There have been years when the Super Bowl ads were more exciting than the Super Bowl, but this wasn’t one of them.

An underdog sprinting to a big lead, a crew of grizzled veterans stubbornly mounting a comeback against impossible odds leading to the first overtime in Super Bowl history – exciting, it sure was.

Of course, if you were a Falcons fan, you probably like the way the ads ended a lot better.

But perhaps, given the heartbreaking outcome on the field – at least, for Atlanta – the Super Bowl ads were a good distraction. Even now. People are still talking about the ads and a lot of the buzz was about the political undertones, whether a company intended them or not.

There were at least eight ads with a political message, and the companies paid $5 million for each 30 seconds of air time, according to the Washington Post.

With the ongoing controversy sparked by the Trump administration’s immigration orders – and the legal fight over whether they can go forward – the ad for Anheuser-Budweiser drew the most attention.

That included some pushback and protest from supporters of the president. After which,  the Anheuser-Busch vice president of marketing repeatedly insisted that the ad didn’t really mean what everybody thought it meant.

As the New Yorker put it, he was “begging, essentially, for everyone to stop talking about this thing that his company spent millions of dollars on in the hope, one assumes, of getting noticed.”

Fox and the NFL prefer non-political ads. And they have veto power.

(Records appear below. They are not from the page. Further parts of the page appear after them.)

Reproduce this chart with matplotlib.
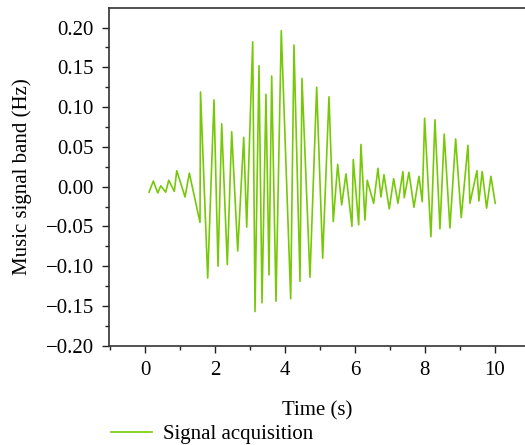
import numpy as np
import matplotlib
matplotlib.use("Agg")
import matplotlib.pyplot as plt
from matplotlib.ticker import MultipleLocator, FuncFormatter

# values
time_s = [0.114, 0.237, 0.363, 0.449, 0.591, 0.677, 0.837, 0.906, 1.143, 1.266,
          1.571, 1.586, 1.791, 1.971, 2.086, 2.191, 2.351, 2.477, 2.649, 2.820,
          2.906, 3.077, 3.143, 3.257, 3.343, 3.457, 3.543, 3.620, 3.743, 3.894,
          4.163, 4.257, 4.429, 4.486, 4.714, 4.906, 5.077, 5.257, 5.380, 5.506,
          5.620, 5.743, 5.914, 5.951, 6.106, 6.171, 6.286, 6.351, 6.534, 6.657,
          6.743, 6.829, 6.980, 7.106, 7.229, 7.371, 7.409, 7.543, 7.686, 7.829,
          7.923, 7.991, 8.171, 8.286, 8.429, 8.551, 8.714, 8.877, 9.037, 9.229,
          9.286, 9.486, 9.543, 9.637, 9.763, 9.886, 10.009]
band = [-0.007, 0.007, -0.008, 0.001, -0.007, 0.008, -0.006, 0.020, -0.013, 0.017,
        -0.045, 0.119, -0.115, 0.109, -0.100, 0.079, -0.098, 0.069, -0.081, 0.062,
        -0.051, 0.182, -0.157, 0.152, -0.146, 0.116, -0.111, 0.139, -0.144, 0.196,
        -0.141, 0.178, -0.119, 0.136, -0.114, 0.125, -0.090, 0.113, -0.044, 0.028,
        -0.023, 0.016, -0.050, 0.034, -0.048, 0.053, -0.042, 0.008, -0.021, 0.023,
        -0.013, 0.015, -0.028, 0.010, -0.021, 0.019, -0.014, 0.018, -0.026, 0.013,
        -0.019, 0.086, -0.063, 0.084, -0.053, 0.066, -0.052, 0.060, -0.039, 0.052,
        -0.021, 0.020, -0.018, 0.019, -0.027, 0.013, -0.021]

plt.rcParams['font.family'] = ['Liberation Serif', 'DejaVu Serif']
plt.rcParams['font.size'] = 15

fig = plt.figure(figsize=(5.25, 4.45), dpi=100)
ax = fig.add_axes([109/525, 1-345.7/445, 1-109/525, (345.7-8)/445])

ax.plot(time_s, band, color='#78C80A', lw=1.2, label='Signal acquisition')

ax.set_xlim(-1.03, 10.86)
ax.set_ylim(-0.20, 0.2246)
ax.xaxis.set_major_locator(MultipleLocator(2))
ax.xaxis.set_minor_locator(MultipleLocator(1))
ax.yaxis.set_major_locator(MultipleLocator(0.05))
ax.yaxis.set_minor_locator(MultipleLocator(0.025))
ax.yaxis.set_major_formatter(FuncFormatter(lambda v, p: f'{v:.2f}'.replace('-', '\u2212')))
ax.tick_params(which='major', direction='out', length=5, width=1, color='#222222')
ax.tick_params(which='minor', direction='out', length=3, width=1, color='#222222')
ax.tick_params(axis='x', which='major', pad=6)
ax.tick_params(axis='y', which='major', pad=6)
ax.spines['right'].set_visible(False)
for s in ['left', 'bottom', 'top']:
    ax.spines[s].set_color('#333333')
    ax.spines[s].set_linewidth(1.2)

ax.set_xlabel('Time (s)', labelpad=15)
ax.set_ylabel('Music signal band (Hz)', labelpad=10)

fig.legend(loc='center left', bbox_to_anchor=(0.195, 0.024), frameon=False,
           handlelength=2.0, handletextpad=0.5, borderaxespad=0)

fig.savefig('out.png', dpi=100)
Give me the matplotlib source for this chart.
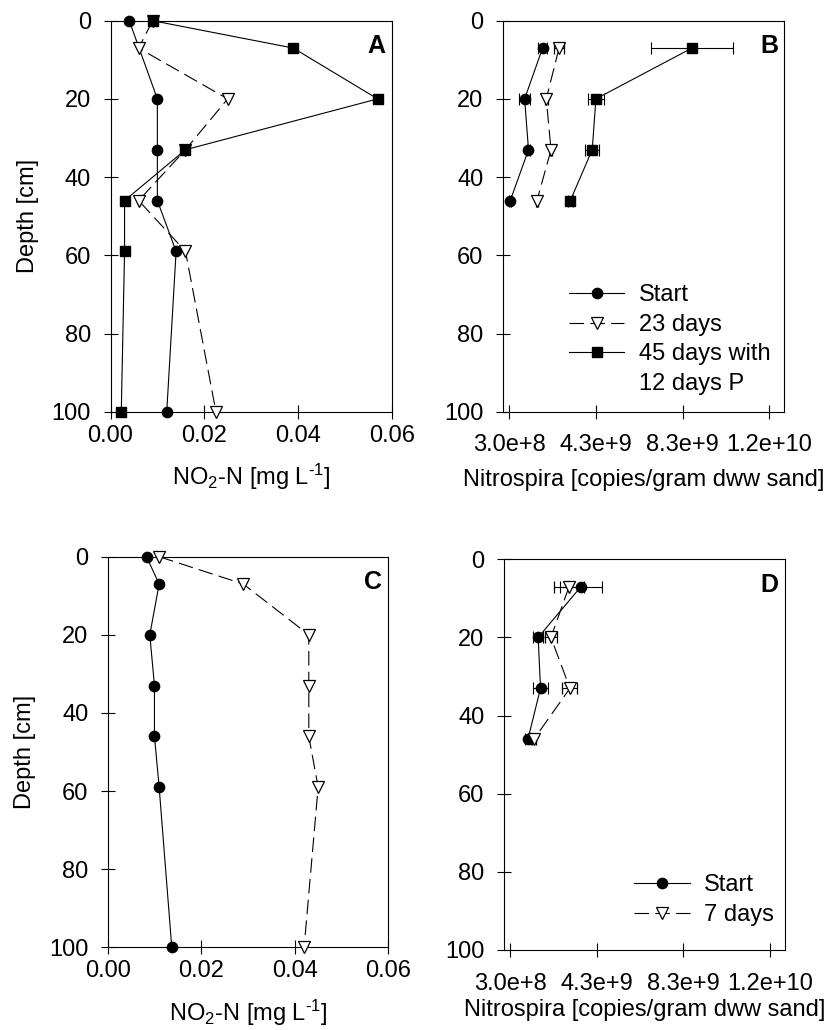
import matplotlib
matplotlib.use("Agg")
import matplotlib.pyplot as plt
from matplotlib.lines import Line2D

plt.rcParams['font.family'] = ['Liberation Sans', 'DejaVu Sans']
plt.rcParams['mathtext.default'] = 'regular'
plt.rcParams['lines.scale_dashes'] = False

# ---------------- Data ----------------
# Panel A: NO2-N [mg/L] vs depth
a_start_depth = [0, 20, 33, 46, 59, 100]
a_start_val = [0.004, 0.010, 0.010, 0.010, 0.014, 0.012]
a_23d_depth = [0, 7, 20, 33, 46, 59, 100]
a_23d_val = [0.009, 0.006, 0.025, 0.016, 0.006, 0.016, 0.0225]
a_45d_depth = [0, 7, 20, 33, 46, 59, 100]
a_45d_val = [0.009, 0.039, 0.057, 0.016, 0.003, 0.003, 0.0023]

# Panel B: Nitrospira copies vs depth
b_depth = [7, 20, 33, 46]
b_start_val = [1.84e9, 1.01e9, 1.19e9, 3.5e8]
b_start_err = [2.1e8, 2.5e8, 0.6e8, 0.5e8]
b_23d_val = [2.6e9, 2.01e9, 2.23e9, 1.58e9]
b_23d_err = [2.2e8, 0.8e8, 0.6e8, 0.5e8]
b_45d_val = [8.73e9, 4.3e9, 4.13e9, 3.12e9]
b_45d_err = [1.9e9, 3.8e8, 3.2e8, 1.2e8]

# Panel C: NO2-N [mg/L] vs depth
c_depth = [0, 7, 20, 33, 46, 59, 100]
c_start_val = [0.0083, 0.011, 0.009, 0.010, 0.010, 0.011, 0.0137]
c_7d_val = [0.011, 0.029, 0.043, 0.043, 0.043, 0.045, 0.042]

# Panel D: Nitrospira copies vs depth
d_depth = [7, 20, 33, 46]
d_start_val = [3.56e9, 1.58e9, 1.69e9, 1.11e9]
d_start_err = [9.7e8, 2.2e8, 3.5e8, 1.2e8]
d_7d_val = [3.01e9, 2.17e9, 3.05e9, 1.39e9]
d_7d_err = [6.9e8, 2.7e8, 3.5e8, 1.0e8]

no2_ticks = [0.0, 0.02, 0.04, 0.06]
no2_ticklabels = ["0.00", "0.02", "0.04", "0.06"]
nit_ticks = [3.0e8, 4.3e9, 8.3e9, 1.23e10]
nit_ticklabels = ["3.0e+8", "4.3e+9", "8.3e+9", "1.2e+10"]
depth_ticks = [0, 20, 40, 60, 80, 100]

# ---------------- Figure ----------------
W, H = 832, 1030
fig = plt.figure(figsize=(W / 100, H / 100), dpi=100)

def ax_px(l, r, t, b):
    return fig.add_axes([l / W, (H - b) / H, (r - l) / W, (b - t) / H])

axA = ax_px(110.5, 391.7, 20.7, 411.7)
axB = ax_px(502.7, 784.5, 20.7, 411.7)
axC = ax_px(107.7, 388.3, 556.7, 947.3)
axD = ax_px(504.0, 785.0, 559.3, 950.0)

FS = 17
LW = 0.8
DASH = (10.5, 4.5)
ms_c = 7.4
ms_s = 7.6
ms_t = 8.8

circ = dict(marker='o', color='black', mfc='black', mec='black', ms=ms_c, lw=LW)
tri = dict(marker='v', color='black', mfc='white', mec='black', ms=ms_t, lw=LW,
           mew=0.9, linestyle=(0, DASH))
sq = dict(marker='s', color='black', mfc='black', mec='black', ms=ms_s, lw=LW)

for ax in (axA, axB, axC, axD):
    ax.set_ylim(100, 0)
    ax.set_yticks(depth_ticks)
    ax.tick_params(axis='y', direction='inout', length=10, width=LW, pad=9, labelsize=FS)
    ax.tick_params(axis='x', direction='inout', length=9.5, width=LW, pad=4.5, labelsize=FS)
    for s in ax.spines.values():
        s.set_linewidth(LW)

for ax in (axA, axC):
    ax.set_xlim(0, 0.06)
    ax.set_xticks(no2_ticks)
    ax.set_xticklabels(no2_ticklabels)
    ax.set_xlabel('NO$_2$-N [mg L$^{\u20101}$]', fontsize=FS, labelpad=11)
    ax.set_ylabel('Depth [cm]', fontsize=FS, labelpad=9)

for ax, lp in ((axB, 9), (axD, 3)):
    ax.set_xlim(0, 1.3e10)
    ax.set_xticks(nit_ticks)
    ax.set_xticklabels(nit_ticklabels)
    ax.tick_params(axis='x', pad=11.5)
    ax.set_xlabel('Nitrospira [copies/gram dww sand]', fontsize=FS, labelpad=lp)

# Panel A
axA.plot(a_start_val, a_start_depth, clip_on=False, zorder=3, **circ)
axA.plot(a_23d_val, a_23d_depth, clip_on=False, zorder=4, **tri)
axA.plot(a_45d_val, a_45d_depth, clip_on=False, zorder=5, **sq)

# Panel B
ekw = dict(ecolor='black', elinewidth=LW, capsize=4, capthick=LW)
axB.errorbar(b_start_val, b_depth, xerr=b_start_err, zorder=3, **ekw, **circ)
axB.errorbar(b_23d_val, b_depth, xerr=b_23d_err, zorder=4, **ekw, **tri)
axB.errorbar(b_45d_val, b_depth, xerr=b_45d_err, zorder=5, **ekw, **sq)

# Panel C
axC.plot(c_start_val, c_depth, clip_on=False, zorder=3, **circ)
axC.plot(c_7d_val, c_depth, clip_on=False, zorder=4, **tri)

# Panel D
axD.errorbar(d_start_val, d_depth, xerr=d_start_err, zorder=3, **ekw, **circ)
axD.errorbar(d_7d_val, d_depth, xerr=d_7d_err, zorder=4, **ekw, **tri)

# Panel letters
for ax, letter in ((axA, 'A'), (axB, 'B'), (axC, 'C'), (axD, 'D')):
    ax.text(0.977, 0.935, letter, transform=ax.transAxes, ha='right', va='center',
            fontsize=18, fontweight='bold')

# Legends
def h(style):
    return Line2D([], [], **style)

blank = Line2D([], [], linestyle='none', marker=None)
legB = axB.legend([h(circ), h(tri), h(sq), blank],
                  ['Start', '23 days', '45 days with', '12 days P'],
                  loc='upper left', bbox_to_anchor=(0.235, 0.326), frameon=False,
                  fontsize=FS, handlelength=2.35, handletextpad=0.6,
                  labelspacing=0.32, borderpad=0, borderaxespad=0)

legD = axD.legend([h(circ), h(tri)], ['Start', '7 days'],
                  loc='upper left', bbox_to_anchor=(0.463, 0.195), frameon=False,
                  fontsize=FS, handlelength=2.35, handletextpad=0.6,
                  labelspacing=0.34, borderpad=0, borderaxespad=0)

fig.savefig('out.png', dpi=100)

Yet there were ads about inclusion and equal pay for women and presidential hair. There was an ad about two girls walking to America from somewhere in Latin America. (That one, by the 84 Lumber Co., to be reshaped to meet Fox's standards. But the company put the full version online).

Of course, not every company wants to make their pitch on the Super Bowl stage. It’s expensive. It’s an extremely broad, national demographic – which is good, perhaps for an everyday-for-every-consumer kinda brand like Coke (which did have an ad) and maybe less so for say, UPS, (which didn’t).

But it also depends on a company’s outlook, what they’re trying to accomplish and whom they are trying to reach.

Home Depot, for instance, does the Olympics and collegiate football, but not that big ol’ professional championship.

“The Super Bowl just hasn’t been a part of our strategy over the years,” said corporate spokesman Stephen Homes. “It’s really that simple. It’s just about bang for the buck.”

New Yorker suggests that Home Depot's long-time choice may be the right one for any company trying to stay clear of controversy. That is, discretion – staying out of the fray entirely – may be the better part of marketing valor, the magazine writes.

The country is just too polarized, the conversation too loaded – no matter what you may intend, New Yorker says. "Despite what Budweiser wants us to believe, beer is not bipartisan. Right now, nothing is."